## Written request:
Would you write out the listing verbatim and skip every picture in it?

##### Provided data #####

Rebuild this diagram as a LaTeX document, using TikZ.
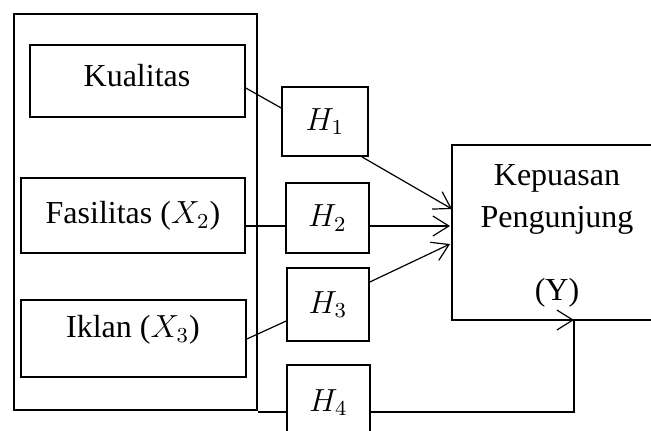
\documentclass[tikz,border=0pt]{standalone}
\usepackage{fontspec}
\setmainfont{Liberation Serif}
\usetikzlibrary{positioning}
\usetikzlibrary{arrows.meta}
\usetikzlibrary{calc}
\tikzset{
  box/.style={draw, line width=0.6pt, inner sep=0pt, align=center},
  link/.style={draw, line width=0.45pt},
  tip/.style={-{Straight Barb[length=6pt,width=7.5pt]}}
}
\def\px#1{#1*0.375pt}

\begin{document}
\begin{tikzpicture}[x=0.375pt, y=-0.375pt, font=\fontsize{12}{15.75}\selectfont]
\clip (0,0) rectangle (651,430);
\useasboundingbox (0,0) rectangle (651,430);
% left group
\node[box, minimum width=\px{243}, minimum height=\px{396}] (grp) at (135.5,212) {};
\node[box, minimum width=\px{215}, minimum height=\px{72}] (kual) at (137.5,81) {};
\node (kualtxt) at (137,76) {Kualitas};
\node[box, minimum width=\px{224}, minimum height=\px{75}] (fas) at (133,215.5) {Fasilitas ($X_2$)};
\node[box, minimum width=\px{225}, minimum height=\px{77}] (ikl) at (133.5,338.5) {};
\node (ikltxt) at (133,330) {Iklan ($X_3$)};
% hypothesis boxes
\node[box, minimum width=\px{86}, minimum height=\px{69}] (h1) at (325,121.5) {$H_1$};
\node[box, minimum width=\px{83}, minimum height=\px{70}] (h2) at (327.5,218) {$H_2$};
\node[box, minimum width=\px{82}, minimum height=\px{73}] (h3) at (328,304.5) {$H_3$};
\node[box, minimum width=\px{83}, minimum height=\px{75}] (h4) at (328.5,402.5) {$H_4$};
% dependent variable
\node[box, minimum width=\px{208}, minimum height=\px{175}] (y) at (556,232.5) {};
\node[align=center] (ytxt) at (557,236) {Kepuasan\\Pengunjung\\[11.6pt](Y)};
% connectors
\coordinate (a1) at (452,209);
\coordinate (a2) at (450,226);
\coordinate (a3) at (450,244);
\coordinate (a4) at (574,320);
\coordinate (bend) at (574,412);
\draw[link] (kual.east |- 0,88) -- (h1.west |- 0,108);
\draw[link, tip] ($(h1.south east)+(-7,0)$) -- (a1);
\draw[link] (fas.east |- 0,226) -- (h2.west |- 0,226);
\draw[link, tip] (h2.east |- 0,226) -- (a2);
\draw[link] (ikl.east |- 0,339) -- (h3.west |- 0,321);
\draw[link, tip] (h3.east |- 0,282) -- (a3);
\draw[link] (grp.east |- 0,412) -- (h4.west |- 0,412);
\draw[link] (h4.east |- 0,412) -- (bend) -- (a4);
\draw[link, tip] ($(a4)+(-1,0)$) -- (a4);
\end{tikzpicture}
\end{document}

#####

## Answer in full:
Rebuild this diagram as a LaTeX document, using TikZ.
\documentclass[tikz,border=0pt]{standalone}
\usepackage{fontspec}
\setmainfont{Liberation Serif}
\usetikzlibrary{positioning}
\usetikzlibrary{arrows.meta}
\usetikzlibrary{calc}
\tikzset{
  box/.style={draw, line width=0.6pt, inner sep=0pt, align=center},
  link/.style={draw, line width=0.45pt},
  tip/.style={-{Straight Barb[length=6pt,width=7.5pt]}}
}
\def\px#1{#1*0.375pt}

\begin{document}
\begin{tikzpicture}[x=0.375pt, y=-0.375pt, font=\fontsize{12}{15.75}\selectfont]
\clip (0,0) rectangle (651,430);
\useasboundingbox (0,0) rectangle (651,430);
% left group
\node[box, minimum width=\px{243}, minimum height=\px{396}] (grp) at (135.5,212) {};
\node[box, minimum width=\px{215}, minimum height=\px{72}] (kual) at (137.5,81) {};
\node (kualtxt) at (137,76) {Kualitas};
\node[box, minimum width=\px{224}, minimum height=\px{75}] (fas) at (133,215.5) {Fasilitas ($X_2$)};
\node[box, minimum width=\px{225}, minimum height=\px{77}] (ikl) at (133.5,338.5) {};
\node (ikltxt) at (133,330) {Iklan ($X_3$)};
% hypothesis boxes
\node[box, minimum width=\px{86}, minimum height=\px{69}] (h1) at (325,121.5) {$H_1$};
\node[box, minimum width=\px{83}, minimum height=\px{70}] (h2) at (327.5,218) {$H_2$};
\node[box, minimum width=\px{82}, minimum height=\px{73}] (h3) at (328,304.5) {$H_3$};
\node[box, minimum width=\px{83}, minimum height=\px{75}] (h4) at (328.5,402.5) {$H_4$};
% dependent variable
\node[box, minimum width=\px{208}, minimum height=\px{175}] (y) at (556,232.5) {};
\node[align=center] (ytxt) at (557,236) {Kepuasan\\Pengunjung\\[11.6pt](Y)};
% connectors
\coordinate (a1) at (452,209);
\coordinate (a2) at (450,226);
\coordinate (a3) at (450,244);
\coordinate (a4) at (574,320);
\coordinate (bend) at (574,412);
\draw[link] (kual.east |- 0,88) -- (h1.west |- 0,108);
\draw[link, tip] ($(h1.south east)+(-7,0)$) -- (a1);
\draw[link] (fas.east |- 0,226) -- (h2.west |- 0,226);
\draw[link, tip] (h2.east |- 0,226) -- (a2);
\draw[link] (ikl.east |- 0,339) -- (h3.west |- 0,321);
\draw[link, tip] (h3.east |- 0,282) -- (a3);
\draw[link] (grp.east |- 0,412) -- (h4.west |- 0,412);
\draw[link] (h4.east |- 0,412) -- (bend) -- (a4);
\draw[link, tip] ($(a4)+(-1,0)$) -- (a4);
\end{tikzpicture}
\end{document}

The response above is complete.